Posted by: Kim | November 14, 2005 at 06:12 AM
Addressing Susan's comment about Googling it, what's astounded me among many of my students is the assumption that the Internet contains the whole available knowledge of the world, and not simply the knowledge/information that enters its frame. Simply put, Google only has access to information that's linkable, and this excludes a whole host of other research media -- print journals, books, microfiche (remember microfiche!), audio & video archives, etc. & etc.
Another danger, coupled with this first one, is that the rise of computer literacy has not also created a rise of critical judgement about what one may find on the Internet. I once had a University student (a freshman) who gave me a research paper where one of the sources was a webpage created by a fourth-grade class in Ohio, as part of their "Fun with Computers!" project (or something like that). This student never bothered to check whether the text he was quoting was from a legitimate source. He simply Googled it, cut, pasted, and slapped the URL into the Works Cited page.
Posted by: Nathan | November 14, 2005 at 12:17 PM
I think the "knowledge crisis" here isn't unique to university environments. Here, in Colorado, the implication that the only use knowledge has is towards practical skill-sets is brought up as early as elementary school. The local standardized test, the CSAP, is the basis for school funding and subsequently teacher salaries. If a teacher's class improves on the CSAP year-to-year, the teacher gets a pay raise.
Of course, this leads to teachers teaching solely to concepts present on the test. This practice can take up months at a time during the school year and continues into secondary education.
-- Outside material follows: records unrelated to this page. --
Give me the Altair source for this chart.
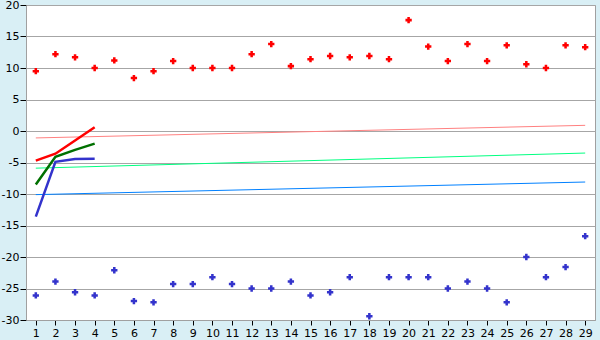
import altair as alt
import pandas as pd

cats = list(range(1, 30))
red_pts = [9.5, 12.2, 11.7, 10.0, 11.2, 8.4, 9.5, 11.1, 10.0, 10.0,
           10.0, 12.2, 13.8, 10.3, 11.4, 11.9, 11.7, 11.9, 11.4, 17.6,
           13.4, 11.1, 13.8, 11.1, 13.6, 10.6, 10.0, 13.6, 13.3]
blue_pts = [-26.1, -23.9, -25.6, -26.1, -22.1, -27.0, -27.2, -24.3, -24.3, -23.2,
            -24.3, -25.0, -25.0, -23.9, -26.1, -25.6, -23.2, -29.4, -23.2, -23.2,
            -23.2, -25.0, -23.9, -25.0, -27.2, -20.0, -23.2, -21.6, -16.7]

short_x = [1, 2, 3, 4]
red_line = [-4.7, -3.6, -1.5, 0.6]
green_line = [-8.5, -4.1, -3.0, -2.0]
blue_line = [-13.6, -4.9, -4.45, -4.4]

trend_x = [1, 29]
trend_pink = [-1.1, 0.9]
trend_green = [-5.9, -3.5]
trend_blue = [-10.1, -8.1]

y_ticks = list(range(-30, 21, 5))

pts = pd.DataFrame({
    "x": cats * 2,
    "y": red_pts + blue_pts,
    "s": ["red"] * 29 + ["blue"] * 29,
})
lines = pd.DataFrame({
    "x": short_x * 3,
    "y": red_line + green_line + blue_line,
    "s": ["r"] * 4 + ["g"] * 4 + ["b"] * 4,
})
trends = pd.DataFrame({
    "x": trend_x * 3,
    "y": trend_pink + trend_green + trend_blue,
    "s": ["p"] * 2 + ["sg"] * 2 + ["db"] * 2,
})

xscale = alt.Scale(domain=[0.5, 29.5], nice=False, zero=False)
yscale = alt.Scale(domain=[-30, 20], nice=False, zero=False)
xaxis = alt.Axis(values=cats, grid=False, title=None, tickSize=5, tickColor="#000000",
                 domainColor="#a0a0a0", labelFontSize=11, labelColor="#000000",
                 labelFont="DejaVu Sans", labelPadding=2, labelFlush=False,
                 labelOverlap=False)
yaxis = alt.Axis(values=y_ticks, grid=True, gridColor="#a6a6a6", title=None,
                 tickSize=6, tickColor="#000000", domainColor="#a0a0a0", labelFontSize=11,
                 labelColor="#000000", labelFont="DejaVu Sans", labelPadding=1,
                 labelOverlap=False, labelFlush=False,
                 labelExpr="datum.value < 0 ? '-' + abs(datum.value) : '' + datum.value")

X = alt.X("x:Q", scale=xscale, axis=xaxis)
Y = alt.Y("y:Q", scale=yscale, axis=yaxis)

trend_layer = alt.Chart(trends).mark_line(strokeWidth=1).encode(
    x=X, y=Y,
    color=alt.Color("s:N", scale=alt.Scale(domain=["p", "sg", "db"],
                                           range=["#ff8080", "#00ff80", "#0080ff"]), legend=None),
    detail="s:N",
)

line_layer = alt.Chart(lines).mark_line(strokeWidth=2.5).encode(
    x=X, y=Y,
    color=alt.Color("s:N", scale=alt.Scale(domain=["r", "g", "b"],
                                           range=["#ff0000", "#007000", "#3333cc"]), legend=None),
    detail="s:N",
)

pt_layer = alt.Chart(pts).mark_point(shape="cross", filled=True, size=40, opacity=1).encode(
    x=X, y=Y,
    fill=alt.Color("s:N", scale=alt.Scale(domain=["red", "blue"],
                                          range=["#ff0000", "#3333cc"]), legend=None),
)

chart = alt.layer(trend_layer, line_layer, pt_layer).resolve_scale(color="independent").properties(
    width=569, height=315,
    autosize=alt.AutoSizeParams(type="none"),
    padding={"left": 26, "top": 5, "right": 5, "bottom": 20},
    background="#d9eff5",
).configure_view(fill="#ffffff", stroke="#a0a0a0", strokeWidth=1)

chart.save("out.html", embed_options={"renderer": "svg", "actions": False})
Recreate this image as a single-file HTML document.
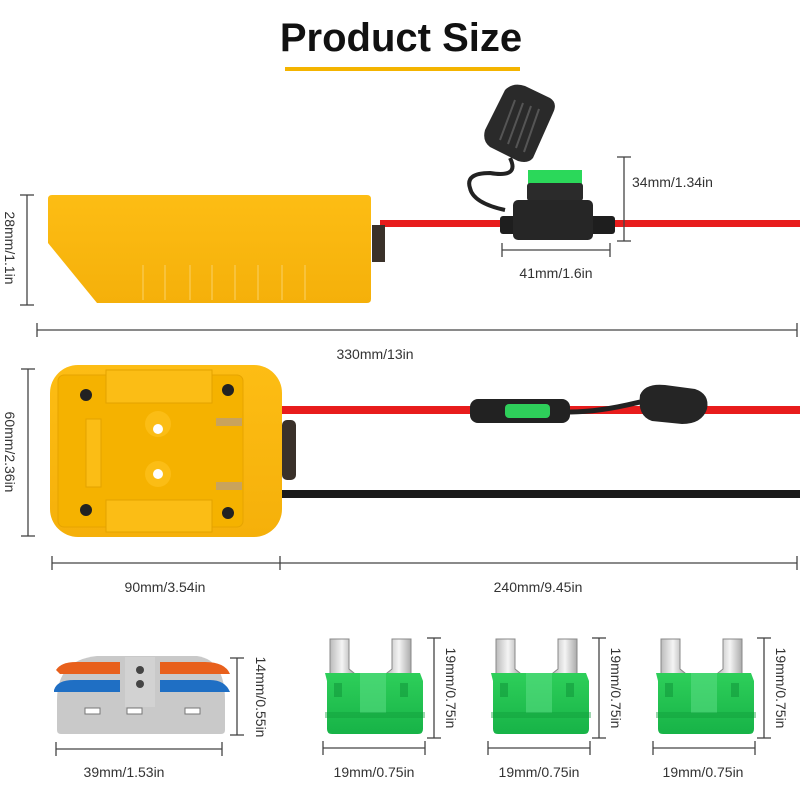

Other, "superfluous" knowledge is relegated to very few hours a day, mostly in the form of student electives in high school.
It's no wonder knowledge isn't being prized for its own sake, when the system is concerned more about lateral transition through the educational system into the working world. Nathan's point about the university system epitomizes the current apathy of the university student. We don't particularly care if something's done well, as long as it's done. It's just another step towards getting our degree. And due to pressures of grade inflation, professors--particularly in fresh/soph intro classes--grade on completion, rather than content.
The fact that people are eschewing Kerouac is just a symptom of the a much greater academic and intellectual enrichment poverty which is taking place among my peers.
Posted by: Cameron | November 14, 2005 at 04:19 PM
Maybe this means that the downsizing achieved under globalisation has pinched people's minds and hearts as well as their wallets. But these things can turn around - I think these young 'uns will change their minds about knowledge when they are older and less 'wise' than they want to be, in much the same way that their boomer parents have become somewhat reactionary.